Wednesday, November 17, 2010

VISION 2010 – Parting views

After three demanding days on the show floor and travel home from Stuttgart (in many cases delayed by a fierce storm over northern Europe), it’s clear that VISION 2010 was a major success, a relief to the organizers and exhibitors, and a good omen for 2011.


(Figure: The Mid-Size Robocup Team: Tech United Eindhoven put on a show)

In no particular order, here are some observations:

- This tradeshows is alive and well. It drew a record 6800 visitors, 1600 exhibitors, and 323 exhibiting companies. Forty four percent of the exhibitors came from outside Germany, primarily from the US and South Korea. Thirty five percent of the visitors came from outside Germany

- Most companies reported strong to torrid growth in the past months. Basler, for example, grew very fast but expects sales will soften in the first and second quarters of 2011, before strengthening again in the second half of next year.

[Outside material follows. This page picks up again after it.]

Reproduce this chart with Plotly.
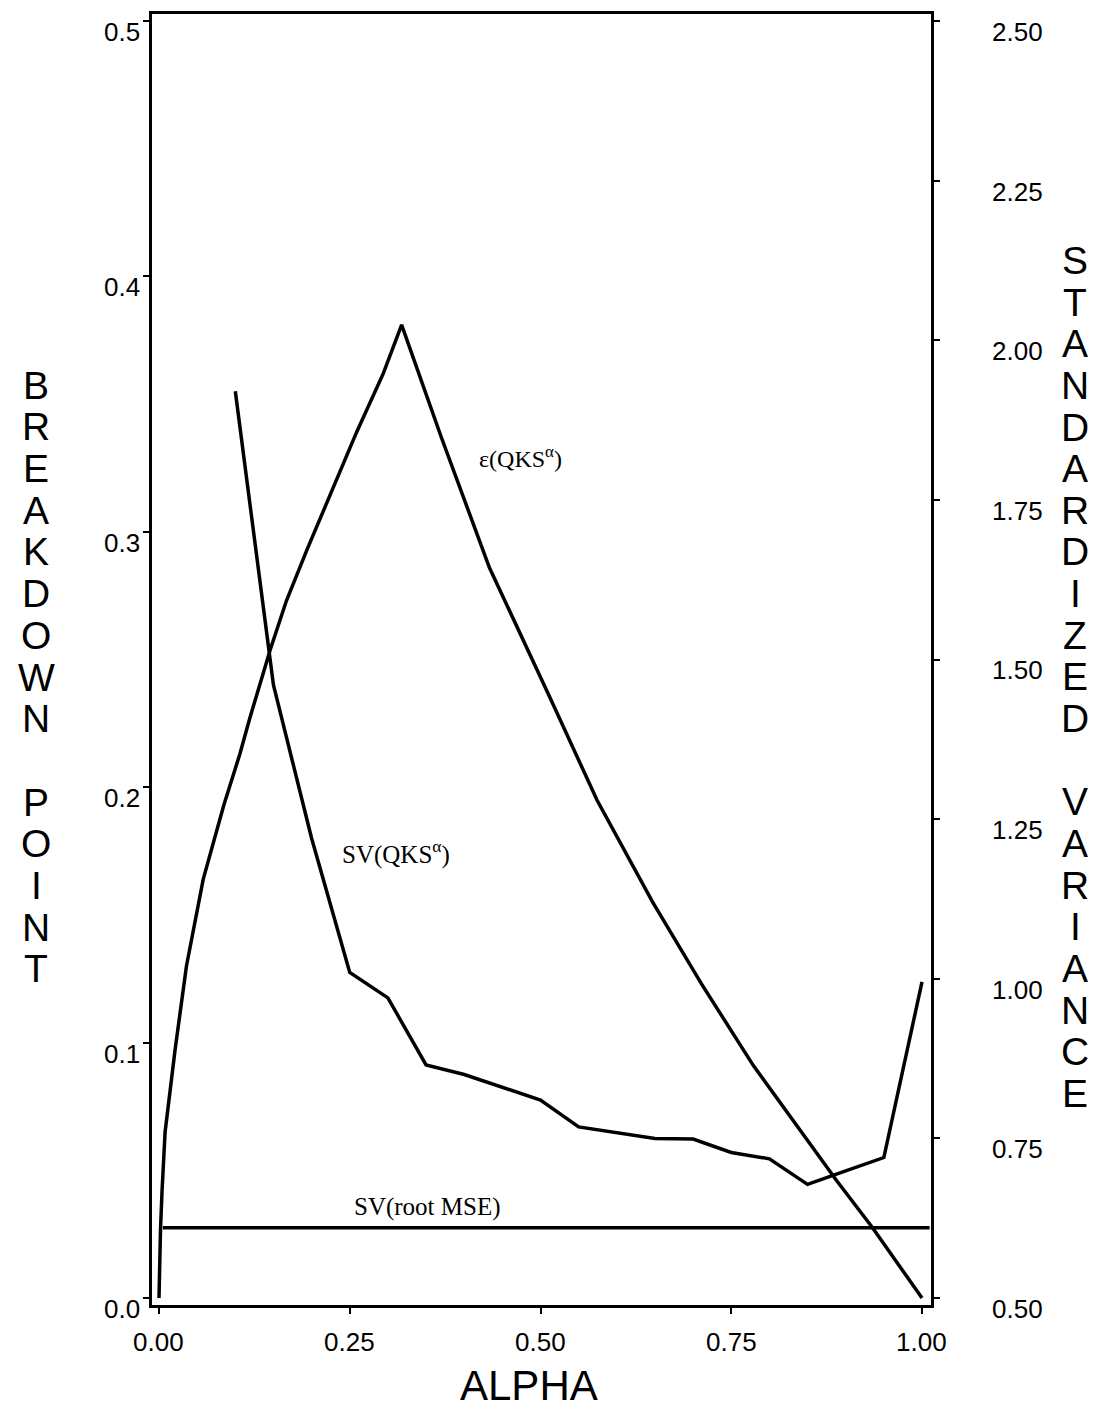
import plotly.graph_objects as go

# ---- data ----
eps_alpha = [0.0, 0.001, 0.002, 0.004, 0.0056, 0.008, 0.021, 0.036, 0.058, 0.085, 0.106, 0.119,
             0.146, 0.167, 0.194, 0.224, 0.259, 0.294, 0.318, 0.370, 0.433, 0.511, 0.574, 0.647,
             0.711, 0.779, 0.847, 0.888, 0.934, 1.0]
eps_bp = [0.0, 0.015, 0.027, 0.042, 0.054, 0.065, 0.097, 0.130, 0.164, 0.193, 0.213, 0.227,
          0.254, 0.273, 0.293, 0.314, 0.339, 0.362, 0.381, 0.337, 0.286, 0.236, 0.195, 0.155,
          0.123, 0.091, 0.063, 0.046, 0.028, 0.0]

sv_alpha = [0.10, 0.15, 0.20, 0.25, 0.30, 0.35, 0.40, 0.45, 0.50, 0.55, 0.60, 0.65, 0.70,
            0.75, 0.80, 0.85, 0.90, 0.95, 1.00]
sv_qks = [1.92, 1.46, 1.22, 1.01, 0.97, 0.865, 0.85, 0.83, 0.81, 0.768, 0.759, 0.75, 0.749,
          0.728, 0.718, 0.678, 0.699, 0.72, 0.995]

mse_alpha = [0.005, 1.01]
sv_mse = [0.61, 0.61]

x_ticks = [0.0, 0.25, 0.5, 0.75, 1.0]
y_ticks = [0.0, 0.1, 0.2, 0.3, 0.4, 0.5]
y2_ticks = [0.5, 0.75, 1.0, 1.25, 1.5, 1.75, 2.0, 2.25, 2.5]

left_title = "BREAKDOWN POINT"
right_title = "STANDARDIZED VARIANCE"
x_title = "ALPHA"

# ---- layout geometry (pixels) ----
W, H = 1102, 1416
L, R, T, B = 152, 931, 11, 1305
PW, PH = R - L, B - T
XR = [-0.00917, 1.0118]
YR = [-0.00273, 0.50273]
Y2R = [0.48906, 2.51094]

def px_x(px):
    return (px - L) / PW

def px_y(py):
    return (B - py) / PH

def data_to_px_y(v, rng):
    return B - (v - rng[0]) / (rng[1] - rng[0]) * PH

SANS = "Liberation Sans"
SERIF = "Liberation Serif"
LW = 3.5

fig = go.Figure()
fig.add_trace(go.Scatter(x=eps_alpha, y=eps_bp, mode="lines",
                         line=dict(color="black", width=LW), yaxis="y"))
fig.add_trace(go.Scatter(x=sv_alpha, y=sv_qks, mode="lines",
                         line=dict(color="black", width=LW), yaxis="y2"))
fig.add_trace(go.Scatter(x=mse_alpha, y=sv_mse, mode="lines",
                         line=dict(color="black", width=LW), yaxis="y2"))

common = dict(showgrid=False, zeroline=False, showline=True, linecolor="black",
              linewidth=3, ticks="outside", ticklen=6, tickwidth=2, tickcolor="black",
              showticklabels=False)

fig.update_layout(
    width=W, height=H,
    margin=dict(l=L, r=W - R, t=T, b=H - B, pad=0),
    paper_bgcolor="white", plot_bgcolor="white",
    showlegend=False,
    xaxis=dict(range=XR, tickvals=x_ticks, mirror=True, **common),
    yaxis=dict(range=YR, tickvals=y_ticks, **common),
    yaxis2=dict(range=Y2R, tickvals=y2_ticks, overlaying="y", side="right", **common),
)

annos = []
tickfont = dict(family=SANS, size=26, color="black")
# tick labels (offset slightly below the tick, as in the reference)
for v in y_ticks:
    annos.append(dict(text=f"{v:.1f}", x=px_x(142), y=px_y(data_to_px_y(v, YR) + 11),
                      xref="paper", yref="paper", showarrow=False, font=tickfont,
                      xanchor="right", yanchor="middle"))
for v in y2_ticks:
    annos.append(dict(text=f"{v:.2f}", x=px_x(990), y=px_y(data_to_px_y(v, Y2R) + 11),
                      xref="paper", yref="paper", showarrow=False, font=tickfont,
                      xanchor="left", yanchor="middle"))
for v in x_ticks:
    xp = L + (v - XR[0]) / (XR[1] - XR[0]) * PW
    annos.append(dict(text=f"{v:.2f}", x=px_x(xp), y=px_y(1342),
                      xref="paper", yref="paper", showarrow=False, font=tickfont,
                      xanchor="center", yanchor="middle"))

# curve labels
annos.append(dict(text="ε(QKS<sup>α</sup>)", x=px_x(520), y=px_y(455), xref="paper", yref="paper",
                  showarrow=False, font=dict(family=SERIF, size=24, color="black"),
                  xanchor="center", yanchor="middle"))
annos.append(dict(text="SV(QKS<sup>α</sup>)", x=px_x(396), y=px_y(851), xref="paper", yref="paper",
                  showarrow=False, font=dict(family=SERIF, size=25, color="black"),
                  xanchor="center", yanchor="middle"))
annos.append(dict(text="SV(root MSE)", x=px_x(427), y=px_y(1207), xref="paper", yref="paper",
                  showarrow=False, font=dict(family=SERIF, size=25, color="black"),
                  xanchor="center", yanchor="middle"))

# stacked vertical titles
title_font = dict(family=SANS, size=39, color="black")
for i, ch in enumerate(left_title):
    if ch == " ":
        continue
    annos.append(dict(text=ch, x=px_x(36), y=px_y(383 + 41.8 * i), xref="paper", yref="paper",
                      showarrow=False, font=title_font, xanchor="center", yanchor="middle"))
for i, ch in enumerate(right_title):
    if ch == " ":
        continue
    annos.append(dict(text=ch, x=px_x(1075), y=px_y(258 + 41.75 * i), xref="paper", yref="paper",
                      showarrow=False, font=title_font, xanchor="center", yanchor="middle"))

annos.append(dict(text=x_title, x=px_x(529), y=px_y(1386), xref="paper", yref="paper",
                  showarrow=False, font=dict(family=SANS, size=42, color="black"),
                  xanchor="center", yanchor="middle"))

fig.update_layout(annotations=annos)
fig.write_html("out.html")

- A price war is being waged in some lower-ends of the camera world. Several of the competing vendors are German and continue making their cameras in Germany despite higher labor costs. Their plan is to win on the basis of innovation and quality. Part of their strategy is to use consumer interfaces, move from CCD to CMOS sensors, add capabilities in software not hardware, and continue developing smaller camera footprints.

- Several of the larger camera vendors told me that over 60 percent of their business is non-industrial--that was surprising but shouldn’t have been. It’s been predicted for several years and now it’s true. Growth is very fast in transportation/traffic management, security, and point of sale/entertainment applications. Each sector (especially security) has its own barriers to entry, with large, established system vendors and low-cost competition from “legacy” CCTV cameras.

- According to system integrator Luster LightVision in Beijing, the Chinese machine vision market is roughly $76 million industrial and $50 million non-industrial, with transportation and logistics the fastest growing segments. 2010 will be the year that machine vision really takes off although it is hampered by the fact that the markets are so cost-sensitive, there is little interdisciplinary system design knowledge or machine vision expertise, and the industry organization is weak.

- GigE is seeing steady global growth, with the GigE Vision standard being used in some non-machine vision applications, including embedded military and medical applications.

- Tradeshows are inspiring because they give engineers a chance to get out of the office, lab, or factory and talk to suppliers, developers, or speakers at technical session. Google may be a great tool for search or for comparing components, but human interaction is a better source of innovation, or maybe for learning that someone else has already solved your problem. Engineering management should encourage their staff to get out, ask questions, and see what the world is doing.